3. Bring your own water bottle
Seriously, if you are not already doing this…what is wrong with you? Of course, there are a few instances when I am forced to buy a bottle of water and I hate doing it! It’s easy to always have one with you in your car or in your bag. I like the newer Camelback chute bottle. It’s BPA-free, plus I like that there is no straw or strange sucking thing. I like drinking my water out of a regular bottle opening rather than some straw-type system. Plus the cap locks into the handle when you are drinking so you don’t lose it and it doesn’t bounce around hitting you in the nose when you drink!
4. Bring your own Mug or Glass
Let’s say you are at Starbucks and you are going to stay there and work on your laptop. Or even read an actual book! Why in the world would you get a disposable cup? This is a huge pet peeve of mine. First off, please know that Starbucks HAS MUGS! So if you are staying in, please, please say “it’s for here” and ask for a nice, feels good on the hands mug. Of course you can also bring your own coffee container.
Same goes for cold beverages, I’ve been bringing my own Mason Jar for the last few years because I tend to like an Iced Chai Latte in the summer. And after all these visits, a barrista at my local Starbucks in the Lincoln Square neighborhood of Chicago just told me that they actually have glasses. This was great to know. BUT I have since learned that only SOME Starbucks have the glasses, so best to keep bringing my own. Now if only Starbucks had their employees actually ask customers if it was “for here or to go” we’d be getting somewhere. BUT they do not. SO it’s up to YOU! You can do it!
5. Bring your own container
This one takes a tiny bit more dedication, but really not that much. When I go have a meal out somewhere I simply tuck a smallish Tupperware container into my bag. This way, I can take any leftovers home (which I usually have because I don’t need to eat the typically large portion served!) without wasting one of their containers. And let’s be clear, it doesn’t matter IF their container is recyclable or even compostable (are you going to actually make sure it goes into a compost bin??), it’s still a new container that doesn’t need to go into rotation. Yes, I’ll admit, if I’m at dinner at a fancy restaurant, this sometimes feels weird, and I don’t always do it, but I’m trying hard to get over it. If you do get takeout or leftovers in the plastic containers, please wash them and save them for next time. And I’m not going to link to any containers here, because we know you already have some!

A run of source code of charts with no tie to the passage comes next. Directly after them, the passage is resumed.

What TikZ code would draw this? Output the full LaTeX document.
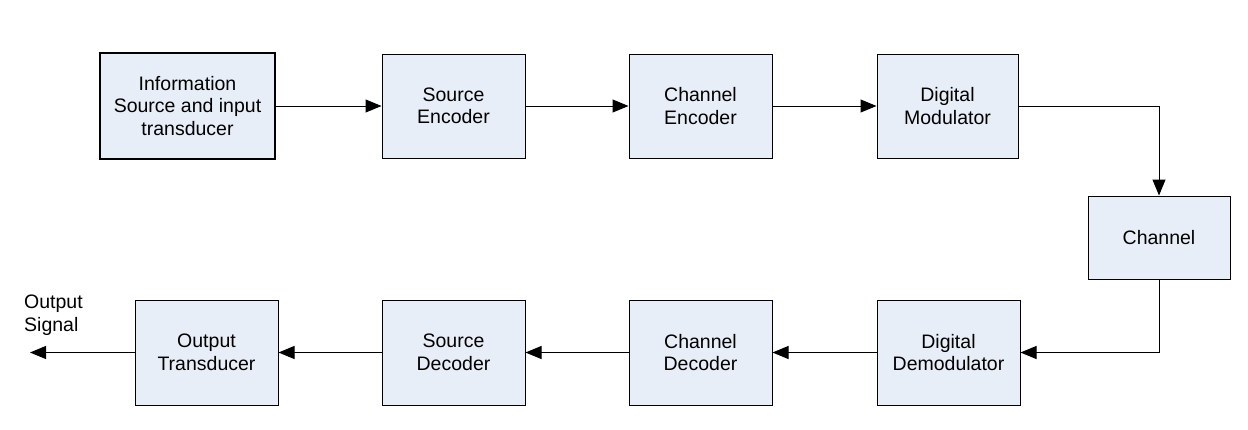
\documentclass[tikz,border=0pt]{standalone}
\usepackage{fontspec}
\setmainfont{Liberation Sans}
\usetikzlibrary{arrows.meta}
\definecolor{boxfill}{HTML}{E8EEF8}
\begin{document}
\begin{tikzpicture}[x=1pt,y=-1pt,
  blk/.style={draw=black,line width=1pt,fill=boxfill,inner sep=0pt,minimum width=143pt,minimum height=104pt,align=center,font=\fontsize{19.5}{22.5}\selectfont},
  arr/.style={line width=1pt,-{Triangle[length=16pt,width=13pt]}}]
\useasboundingbox (0,0) rectangle (1248,429);
\node[blk,line width=2pt,minimum width=175pt,minimum height=106pt] (info) at (187.5,106) {Information\\Source and input\\transducer};
\node[blk] (senc) at (453.5,106) {Source\\Encoder};
\node[blk] (cenc) at (700.5,106) {Channel\\Encoder};
\node[blk,minimum width=141pt] (dmod) at (947.5,106) {Digital\\Modulator};
\node[blk,minimum width=142pt,minimum height=83pt] (chan) at (1159,237.5) {Channel};
\node[blk,minimum width=143pt,minimum height=105pt] (ddem) at (948.5,352.5) {Digital\\Demodulator};
\node[blk,minimum height=105pt] (cdec) at (700.5,352.5) {Channel\\Decoder};
\node[blk,minimum height=105pt] (sdec) at (453.5,352.5) {Source\\Decoder};
\node[blk,minimum height=105pt] (otr) at (206.5,352.5) {Output\\Transducer};
\coordinate (out) at (30,352.5);
\node[anchor=north west,inner sep=0pt,align=left,font=\fontsize{19.5}{22.5}\selectfont] (lbl) at (24,295) {Output\\Signal};
\draw[arr] (info.east) -- (senc.west);
\draw[arr] (senc.east) -- (cenc.west);
\draw[arr] (cenc.east) -- (dmod.west);
\draw[arr] (dmod.east) -| (chan.north);
\draw[arr] (chan.south) |- (ddem.east);
\draw[arr] (ddem.west) -- (cdec.east);
\draw[arr] (cdec.west) -- (sdec.east);
\draw[arr] (sdec.west) -- (otr.east);
\draw[arr] (otr.west) -- (out);
\end{tikzpicture}
\end{document}
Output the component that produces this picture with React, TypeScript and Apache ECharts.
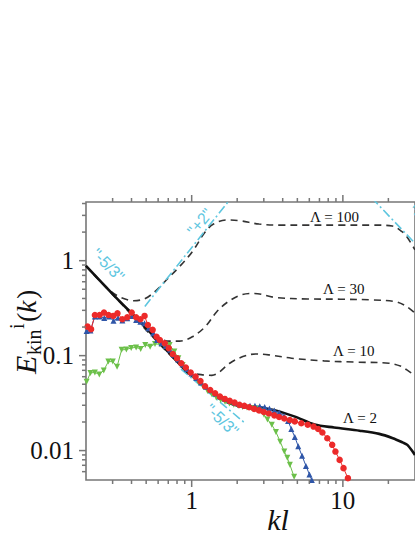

Please say NO to the straw. It seems like a little thing, but they are giving them out everyday and these stupid tubes fill up landfills and harm animals. The problem with straws is one of sheer volume. Americans alone use an estimated 500 million straws every day. Straws are small and hard to pick out when workers sift through recycling, meaning they are rarely recovered.
Some restaurants are now only giving them out only if you ask for it, which is a good thing! It’s a waste when they stick them in your drinks even if you don’t want one.
Essentially every piece of plastic ever made is still here.
Plastic in landfills or the ocean, never goes away or biodegrades due to its chemical make up, it simply breaks down into smaller pieces and all too often these pieces get ingested by birds and fish and turtles and makes them sick and die. You may have already seen the video of the poor turtle with a drinking straw painful stuck deep inside its nostril.
Not only does plastic create so much waste that never truly goes away, but to create more plastic we need more oil and gas extraction and more electricity to power the plastic production. It’s a never-ending loop that we can each start to disrupt.